REQUIRED WORK: Begin with the first line below and retype each line exactly through the line containing "scaleBand, scaleLinear, range". Any pictures are to be left out.

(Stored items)
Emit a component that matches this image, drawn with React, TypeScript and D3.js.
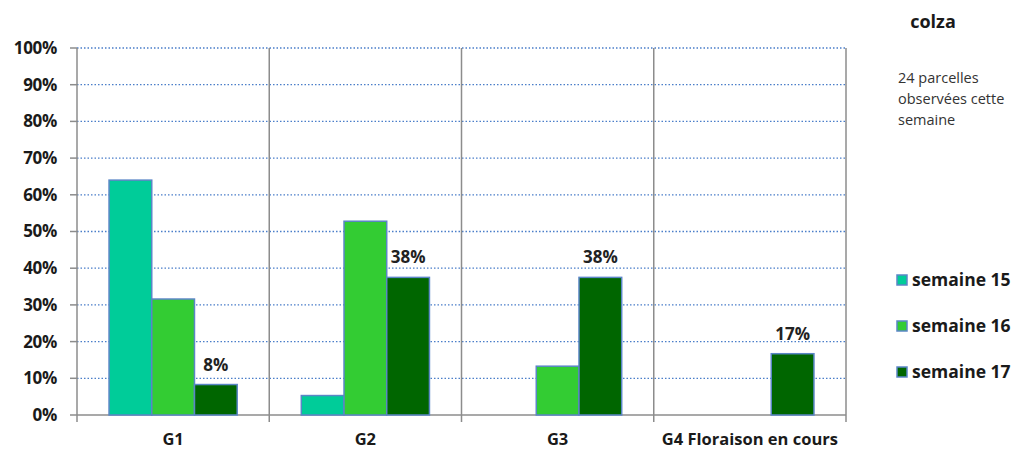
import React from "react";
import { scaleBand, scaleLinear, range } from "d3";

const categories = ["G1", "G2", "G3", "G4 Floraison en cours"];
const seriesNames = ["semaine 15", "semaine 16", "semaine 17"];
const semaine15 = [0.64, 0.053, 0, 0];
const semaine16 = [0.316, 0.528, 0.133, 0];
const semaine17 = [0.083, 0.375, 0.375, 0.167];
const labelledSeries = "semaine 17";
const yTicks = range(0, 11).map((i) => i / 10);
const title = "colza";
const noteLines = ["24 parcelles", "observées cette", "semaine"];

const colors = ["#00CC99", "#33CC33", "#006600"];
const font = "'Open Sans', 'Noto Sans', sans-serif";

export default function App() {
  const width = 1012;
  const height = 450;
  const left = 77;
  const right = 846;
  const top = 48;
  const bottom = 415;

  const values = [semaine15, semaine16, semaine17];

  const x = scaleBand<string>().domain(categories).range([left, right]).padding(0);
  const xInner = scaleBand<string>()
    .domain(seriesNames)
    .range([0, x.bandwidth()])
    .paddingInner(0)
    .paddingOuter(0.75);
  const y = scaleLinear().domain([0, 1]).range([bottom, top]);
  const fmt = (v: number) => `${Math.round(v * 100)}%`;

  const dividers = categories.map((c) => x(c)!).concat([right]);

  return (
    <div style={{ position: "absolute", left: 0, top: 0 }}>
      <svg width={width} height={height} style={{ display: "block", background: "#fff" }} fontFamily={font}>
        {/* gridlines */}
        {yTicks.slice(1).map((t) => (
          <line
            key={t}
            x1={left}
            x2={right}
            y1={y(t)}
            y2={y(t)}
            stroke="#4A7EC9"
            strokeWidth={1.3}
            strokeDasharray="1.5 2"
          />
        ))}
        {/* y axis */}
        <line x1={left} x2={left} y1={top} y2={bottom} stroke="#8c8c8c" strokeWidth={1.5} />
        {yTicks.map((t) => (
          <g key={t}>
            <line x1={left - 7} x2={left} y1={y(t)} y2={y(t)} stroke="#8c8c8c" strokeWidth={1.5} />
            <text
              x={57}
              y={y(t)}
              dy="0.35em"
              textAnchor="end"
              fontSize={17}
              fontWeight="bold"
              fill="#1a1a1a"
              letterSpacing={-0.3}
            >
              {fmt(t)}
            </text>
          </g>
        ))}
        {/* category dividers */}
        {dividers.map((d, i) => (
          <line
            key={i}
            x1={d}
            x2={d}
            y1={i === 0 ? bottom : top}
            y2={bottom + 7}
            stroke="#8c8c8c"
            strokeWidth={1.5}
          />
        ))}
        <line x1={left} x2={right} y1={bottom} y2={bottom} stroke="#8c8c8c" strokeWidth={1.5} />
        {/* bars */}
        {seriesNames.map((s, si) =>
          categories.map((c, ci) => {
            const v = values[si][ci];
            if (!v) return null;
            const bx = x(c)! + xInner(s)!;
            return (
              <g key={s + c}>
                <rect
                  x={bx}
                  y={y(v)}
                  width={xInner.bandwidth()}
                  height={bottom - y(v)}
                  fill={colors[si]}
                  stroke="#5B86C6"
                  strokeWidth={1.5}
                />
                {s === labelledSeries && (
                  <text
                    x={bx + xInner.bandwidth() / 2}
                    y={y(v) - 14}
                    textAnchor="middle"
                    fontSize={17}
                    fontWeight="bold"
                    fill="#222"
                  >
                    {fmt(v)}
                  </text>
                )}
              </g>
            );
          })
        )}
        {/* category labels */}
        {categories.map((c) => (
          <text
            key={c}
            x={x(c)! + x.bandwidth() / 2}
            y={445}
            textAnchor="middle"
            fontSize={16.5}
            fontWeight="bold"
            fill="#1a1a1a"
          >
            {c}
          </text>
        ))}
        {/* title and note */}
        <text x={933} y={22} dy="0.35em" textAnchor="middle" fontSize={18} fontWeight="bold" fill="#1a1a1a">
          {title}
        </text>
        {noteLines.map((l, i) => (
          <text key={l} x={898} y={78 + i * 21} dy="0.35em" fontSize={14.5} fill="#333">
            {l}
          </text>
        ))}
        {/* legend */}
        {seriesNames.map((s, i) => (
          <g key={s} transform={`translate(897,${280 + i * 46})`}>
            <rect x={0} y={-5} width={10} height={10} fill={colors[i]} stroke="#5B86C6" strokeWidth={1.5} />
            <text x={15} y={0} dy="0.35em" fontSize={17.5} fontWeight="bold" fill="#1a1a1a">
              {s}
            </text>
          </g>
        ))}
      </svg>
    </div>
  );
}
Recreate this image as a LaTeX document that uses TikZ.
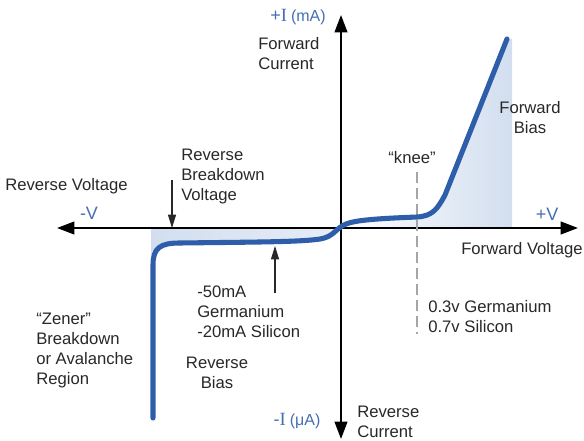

ANSWER TO THE TASK:
Emit a component that matches this image, drawn with React, TypeScript and D3.js.
import React from "react";
import { scaleBand, scaleLinear, range } from "d3";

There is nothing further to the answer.